### Data shown:
▬▬▬

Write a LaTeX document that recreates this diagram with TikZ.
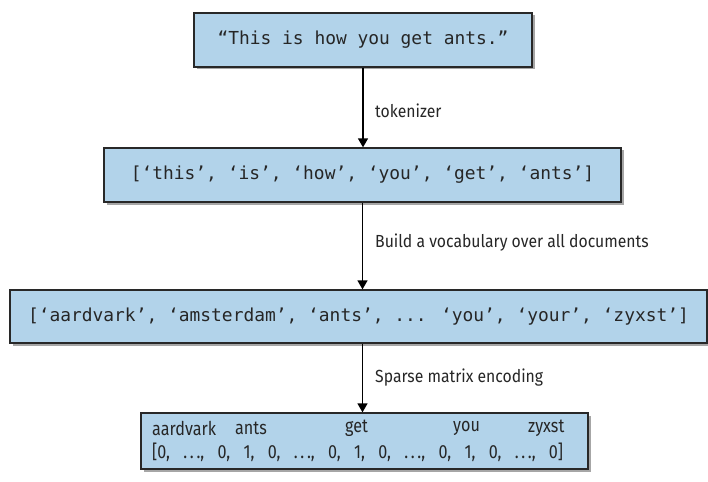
\documentclass[tikz,border=0pt]{standalone}
\usepackage{fontspec}
\newfontfamily\boxmono{DejaVu Sans Mono}
\newfontfamily\labfont[FakeStretch=0.9]{Fira Sans}
\newfontfamily\vecfont[FakeStretch=0.85]{Fira Sans}
\newcommand{\wdots}{\hbox to 17pt{.\hfil.\hfil.}}
\usetikzlibrary{arrows.meta,shadows}
\definecolor{boxblue}{RGB}{178,211,234}
\definecolor{boxline}{RGB}{40,40,40}
\tikzset{
  stepbox/.style={draw=boxline, line width=1.3pt, fill=boxblue, inner sep=0pt,
    drop shadow={shadow xshift=2.5pt, shadow yshift=-2.5pt, fill=black, opacity=0.35}},
  monotext/.style={font=\boxmono\fontsize{17.9}{21}\selectfont, text=black!85},
  labtext/.style={font=\labfont\fontsize{17.5}{20}\selectfont, text=black!85, anchor=west, inner sep=0pt},
  vectext/.style={font=\vecfont\fontsize{19}{22}\selectfont, text=black!85, anchor=west, inner sep=0pt},
  arr/.style={line width=1.4pt, -{Triangle[width=10pt,length=9pt]}}
}
\begin{document}
\begin{tikzpicture}[x=1pt,y=-1pt]
\useasboundingbox (0,0) rectangle (708,481);
\fill[white] (0,0) rectangle (708,481);
\node[stepbox, minimum width=338pt, minimum height=54pt] (b1) at (363,40) {};
\node[monotext] (t1) at (b1.center) {“This is how you get ants.”};
\node[stepbox, minimum width=517pt, minimum height=54pt] (b2) at (362.5,175) {};
\node[monotext] (t2) at (b2.center) {[‘this’, ‘is’, ‘how’, ‘you’, ‘get’, ‘ants’]};
\node[stepbox, minimum width=697pt, minimum height=53pt] (b3) at (358.5,316.5) {};
\node[monotext] (t3) at (b3.center) {[‘aardvark’, ‘amsterdam’, ‘ants’, ... ‘you’, ‘your’, ‘zyxst’]};
\node[stepbox, minimum width=447pt, minimum height=56pt] (b4) at (364.5,441) {};
\node[vectext] (w1) at (152,428) {aardvark};
\node[vectext] (w2) at (235,428) {ants};
\node[vectext] (w3) at (345,428) {get};
\node[vectext] (w4) at (453,428) {you};
\node[vectext] (w5) at (528,428) {zyxst};
\node[vectext] (v) at (152,452) {\hbox to 411pt{\spaceskip=3pt plus 1fil\relax [0, \wdots, 0, 1, 0, \wdots, 0, 1, 0, \wdots, 0, 1, 0, \wdots, 0]}};
\draw[arr] (b1.south) -- (b1.south |- b2.north);
\draw[arr] (b2.south) -- (b2.south |- b3.north);
\draw[arr] (b2.south |- b3.south) -- (b2.south |- b4.north);
\node[labtext] (l1) at (375,111) {tokenizer};
\node[labtext] (l2) at (375,243) {Build a vocabulary over all documents};
\node[labtext] (l3) at (375,378) {Sparse matrix encoding};
\end{tikzpicture}
\end{document}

▬▬▬

Every line above should be returned word for word, with the pictures left behind.

### Exercise result:
Write a LaTeX document that recreates this diagram with TikZ.
\documentclass[tikz,border=0pt]{standalone}
\usepackage{fontspec}
\newfontfamily\boxmono{DejaVu Sans Mono}
\newfontfamily\labfont[FakeStretch=0.9]{Fira Sans}
\newfontfamily\vecfont[FakeStretch=0.85]{Fira Sans}
\newcommand{\wdots}{\hbox to 17pt{.\hfil.\hfil.}}
\usetikzlibrary{arrows.meta,shadows}
\definecolor{boxblue}{RGB}{178,211,234}
\definecolor{boxline}{RGB}{40,40,40}
\tikzset{
  stepbox/.style={draw=boxline, line width=1.3pt, fill=boxblue, inner sep=0pt,
    drop shadow={shadow xshift=2.5pt, shadow yshift=-2.5pt, fill=black, opacity=0.35}},
  monotext/.style={font=\boxmono\fontsize{17.9}{21}\selectfont, text=black!85},
  labtext/.style={font=\labfont\fontsize{17.5}{20}\selectfont, text=black!85, anchor=west, inner sep=0pt},
  vectext/.style={font=\vecfont\fontsize{19}{22}\selectfont, text=black!85, anchor=west, inner sep=0pt},
  arr/.style={line width=1.4pt, -{Triangle[width=10pt,length=9pt]}}
}
\begin{document}
\begin{tikzpicture}[x=1pt,y=-1pt]
\useasboundingbox (0,0) rectangle (708,481);
\fill[white] (0,0) rectangle (708,481);
\node[stepbox, minimum width=338pt, minimum height=54pt] (b1) at (363,40) {};
\node[monotext] (t1) at (b1.center) {“This is how you get ants.”};
\node[stepbox, minimum width=517pt, minimum height=54pt] (b2) at (362.5,175) {};
\node[monotext] (t2) at (b2.center) {[‘this’, ‘is’, ‘how’, ‘you’, ‘get’, ‘ants’]};
\node[stepbox, minimum width=697pt, minimum height=53pt] (b3) at (358.5,316.5) {};
\node[monotext] (t3) at (b3.center) {[‘aardvark’, ‘amsterdam’, ‘ants’, ... ‘you’, ‘your’, ‘zyxst’]};
\node[stepbox, minimum width=447pt, minimum height=56pt] (b4) at (364.5,441) {};
\node[vectext] (w1) at (152,428) {aardvark};
\node[vectext] (w2) at (235,428) {ants};
\node[vectext] (w3) at (345,428) {get};
\node[vectext] (w4) at (453,428) {you};
\node[vectext] (w5) at (528,428) {zyxst};
\node[vectext] (v) at (152,452) {\hbox to 411pt{\spaceskip=3pt plus 1fil\relax [0, \wdots, 0, 1, 0, \wdots, 0, 1, 0, \wdots, 0, 1, 0, \wdots, 0]}};
\draw[arr] (b1.south) -- (b1.south |- b2.north);
\draw[arr] (b2.south) -- (b2.south |- b3.north);
\draw[arr] (b2.south |- b3.south) -- (b2.south |- b4.north);
\node[labtext] (l1) at (375,111) {tokenizer};
\node[labtext] (l2) at (375,243) {Build a vocabulary over all documents};
\node[labtext] (l3) at (375,378) {Sparse matrix encoding};
\end{tikzpicture}
\end{document}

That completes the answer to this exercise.